▸ **Set exercise**: Exclude the pictures, then repeat the remaining data exactly.

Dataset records
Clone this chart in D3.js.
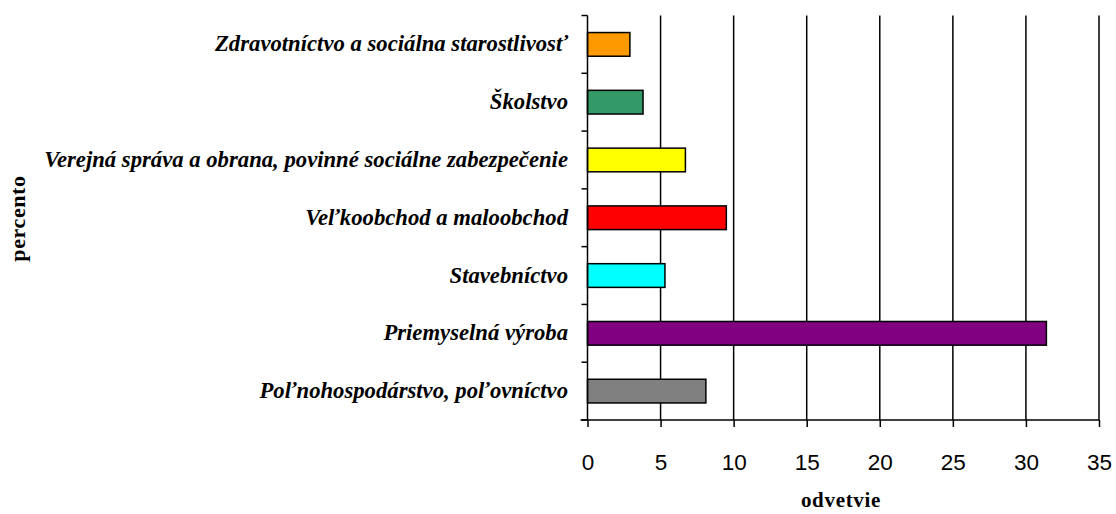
<!DOCTYPE html>
<html>
<head>
<meta charset="utf-8">
<script src="https://cdn.jsdelivr.net/npm/d3@7"></script>
<style>
  html, body { margin: 0; padding: 0; background: #fff; }
  svg { display: block; }
</style>
</head>
<body>
<div id="viz"></div>
<script>
// top to bottom, as drawn
const categories = [
  'Zdravotníctvo a sociálna starostlivosť',
  'Školstvo',
  'Verejná správa a obrana, povinné sociálne zabezpečenie',
  'Veľkoobchod a maloobchod',
  'Stavebníctvo',
  'Priemyselná výroba',
  'Poľnohospodárstvo, poľovníctvo',
];
const values = [2.9, 3.8, 6.7, 9.5, 5.3, 31.4, 8.1];
const colors = ['#ff9900', '#339966', '#ffff00', '#ff0000', '#00ffff', '#800080', '#808080'];
const xTicks = [0, 5, 10, 15, 20, 25, 30, 35];

const W = 1116, H = 514;
const M = { left: 587.5, right: 17, top: 15.5, bottom: 94 };

const svg = d3.select('#viz').append('svg')
  .attr('width', W)
  .attr('height', H);

const x = d3.scaleLinear().domain([0, 35]).range([M.left, W - M.right]);
const y = d3.scaleBand().domain(categories).range([M.top, H - M.bottom]).paddingInner(0.59).paddingOuter(0.295);
const yb = d3.scaleBand().domain(categories).range([M.top, H - M.bottom]);

// gridlines
svg.append('g')
  .selectAll('line')
  .data(xTicks.slice(1))
  .join('line')
  .attr('x1', (d) => x(d)).attr('x2', (d) => x(d))
  .attr('y1', M.top).attr('y2', H - M.bottom)
  .attr('stroke', '#000').attr('stroke-width', 1.5);

// bars
svg.append('g')
  .selectAll('rect')
  .data(values)
  .join('rect')
  .attr('x', x(0))
  .attr('y', (d, i) => y(categories[i]))
  .attr('width', (d) => x(d) - x(0))
  .attr('height', y.bandwidth())
  .attr('fill', (d, i) => colors[i])
  .attr('stroke', '#000')
  .attr('stroke-width', 1.5);

// bottom axis
const xAxis = d3.axisBottom(x).tickValues(xTicks).tickSize(7).tickPadding(27).tickSizeOuter(0);
const gx = svg.append('g')
  .attr('transform', `translate(0,${H - M.bottom})`)
  .call(xAxis);
gx.select('.domain').attr('d', `M${M.left - 7},0H${W - M.right}`).attr('stroke-width', 1.5);
gx.selectAll('.tick line').attr('stroke-width', 1.5);
gx.selectAll('.tick text')
  .attr('font-family', 'Liberation Sans, Arial, sans-serif')
  .attr('font-size', 22.5)
  .attr('fill', '#000');

// left axis: ticks at band boundaries
const bounds = categories.map((c) => yb(c)).concat([H - M.bottom]);
const gy = svg.append('g');
gy.append('line')
  .attr('x1', M.left).attr('x2', M.left)
  .attr('y1', M.top).attr('y2', H - M.bottom)
  .attr('stroke', '#000').attr('stroke-width', 1.5);
gy.selectAll('line.t')
  .data(bounds)
  .join('line')
  .attr('class', 't')
  .attr('x1', M.left - 6).attr('x2', M.left)
  .attr('y1', (d) => d).attr('y2', (d) => d)
  .attr('stroke', '#000').attr('stroke-width', 1.5);

// category labels
svg.append('g')
  .selectAll('text')
  .data(categories)
  .join('text')
  .attr('x', 568)
  .attr('y', (d) => yb(d) + yb.bandwidth() / 2 + 7)
  .attr('text-anchor', 'end')
  .attr('font-family', 'Liberation Serif, Times New Roman, serif')
  .attr('font-style', 'italic')
  .attr('font-weight', 'bold')
  .attr('font-size', 22.7)
  .attr('fill', '#000')
  .text((d) => d);

// axis titles
svg.append('text')
  .attr('x', 841)
  .attr('y', 507)
  .attr('text-anchor', 'middle')
  .attr('font-family', 'Liberation Serif, Times New Roman, serif')
  .attr('font-weight', 'bold')
  .attr('font-size', 21)
  .attr('letter-spacing', 0.7)
  .text('odvetvie');

svg.append('text')
  .attr('transform', 'translate(25,218.5) rotate(-90)')
  .attr('text-anchor', 'middle')
  .attr('font-family', 'Liberation Serif, Times New Roman, serif')
  .attr('font-weight', 'bold')
  .attr('font-size', 22)
  .attr('letter-spacing', 0.6)
  .text('percento');
</script>
</body>
</html>
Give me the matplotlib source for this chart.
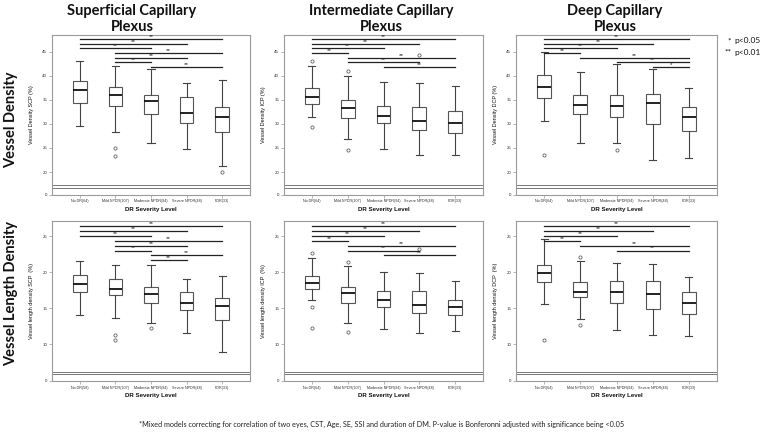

▸ **Full response**:
Clone this chart in D3.js.
<!DOCTYPE html>
<html>
<head>
<meta charset="utf-8">
<script src="https://cdn.jsdelivr.net/npm/d3@7"></script>
<style>
  html, body { margin: 0; padding: 0; background: #fff; }
  svg { display: block; }
</style>
</head>
<body>
<div id="viz"></div>
<script>
// top to bottom, as drawn
const categories = [
  'Zdravotníctvo a sociálna starostlivosť',
  'Školstvo',
  'Verejná správa a obrana, povinné sociálne zabezpečenie',
  'Veľkoobchod a maloobchod',
  'Stavebníctvo',
  'Priemyselná výroba',
  'Poľnohospodárstvo, poľovníctvo',
];
const values = [2.9, 3.8, 6.7, 9.5, 5.3, 31.4, 8.1];
const colors = ['#ff9900', '#339966', '#ffff00', '#ff0000', '#00ffff', '#800080', '#808080'];
const xTicks = [0, 5, 10, 15, 20, 25, 30, 35];

const W = 1116, H = 514;
const M = { left: 587.5, right: 17, top: 15.5, bottom: 94 };

const svg = d3.select('#viz').append('svg')
  .attr('width', W)
  .attr('height', H);

const x = d3.scaleLinear().domain([0, 35]).range([M.left, W - M.right]);
const y = d3.scaleBand().domain(categories).range([M.top, H - M.bottom]).paddingInner(0.59).paddingOuter(0.295);
const yb = d3.scaleBand().domain(categories).range([M.top, H - M.bottom]);

// gridlines
svg.append('g')
  .selectAll('line')
  .data(xTicks.slice(1))
  .join('line')
  .attr('x1', (d) => x(d)).attr('x2', (d) => x(d))
  .attr('y1', M.top).attr('y2', H - M.bottom)
  .attr('stroke', '#000').attr('stroke-width', 1.5);

// bars
svg.append('g')
  .selectAll('rect')
  .data(values)
  .join('rect')
  .attr('x', x(0))
  .attr('y', (d, i) => y(categories[i]))
  .attr('width', (d) => x(d) - x(0))
  .attr('height', y.bandwidth())
  .attr('fill', (d, i) => colors[i])
  .attr('stroke', '#000')
  .attr('stroke-width', 1.5);

// bottom axis
const xAxis = d3.axisBottom(x).tickValues(xTicks).tickSize(7).tickPadding(27).tickSizeOuter(0);
const gx = svg.append('g')
  .attr('transform', `translate(0,${H - M.bottom})`)
  .call(xAxis);
gx.select('.domain').attr('d', `M${M.left - 7},0H${W - M.right}`).attr('stroke-width', 1.5);
gx.selectAll('.tick line').attr('stroke-width', 1.5);
gx.selectAll('.tick text')
  .attr('font-family', 'Liberation Sans, Arial, sans-serif')
  .attr('font-size', 22.5)
  .attr('fill', '#000');

// left axis: ticks at band boundaries
const bounds = categories.map((c) => yb(c)).concat([H - M.bottom]);
const gy = svg.append('g');
gy.append('line')
  .attr('x1', M.left).attr('x2', M.left)
  .attr('y1', M.top).attr('y2', H - M.bottom)
  .attr('stroke', '#000').attr('stroke-width', 1.5);
gy.selectAll('line.t')
  .data(bounds)
  .join('line')
  .attr('class', 't')
  .attr('x1', M.left - 6).attr('x2', M.left)
  .attr('y1', (d) => d).attr('y2', (d) => d)
  .attr('stroke', '#000').attr('stroke-width', 1.5);

// category labels
svg.append('g')
  .selectAll('text')
  .data(categories)
  .join('text')
  .attr('x', 568)
  .attr('y', (d) => yb(d) + yb.bandwidth() / 2 + 7)
  .attr('text-anchor', 'end')
  .attr('font-family', 'Liberation Serif, Times New Roman, serif')
  .attr('font-style', 'italic')
  .attr('font-weight', 'bold')
  .attr('font-size', 22.7)
  .attr('fill', '#000')
  .text((d) => d);

// axis titles
svg.append('text')
  .attr('x', 841)
  .attr('y', 507)
  .attr('text-anchor', 'middle')
  .attr('font-family', 'Liberation Serif, Times New Roman, serif')
  .attr('font-weight', 'bold')
  .attr('font-size', 21)
  .attr('letter-spacing', 0.7)
  .text('odvetvie');

svg.append('text')
  .attr('transform', 'translate(25,218.5) rotate(-90)')
  .attr('text-anchor', 'middle')
  .attr('font-family', 'Liberation Serif, Times New Roman, serif')
  .attr('font-weight', 'bold')
  .attr('font-size', 22)
  .attr('letter-spacing', 0.6)
  .text('percento');
</script>
</body>
</html>
Give me the matplotlib source for this chart.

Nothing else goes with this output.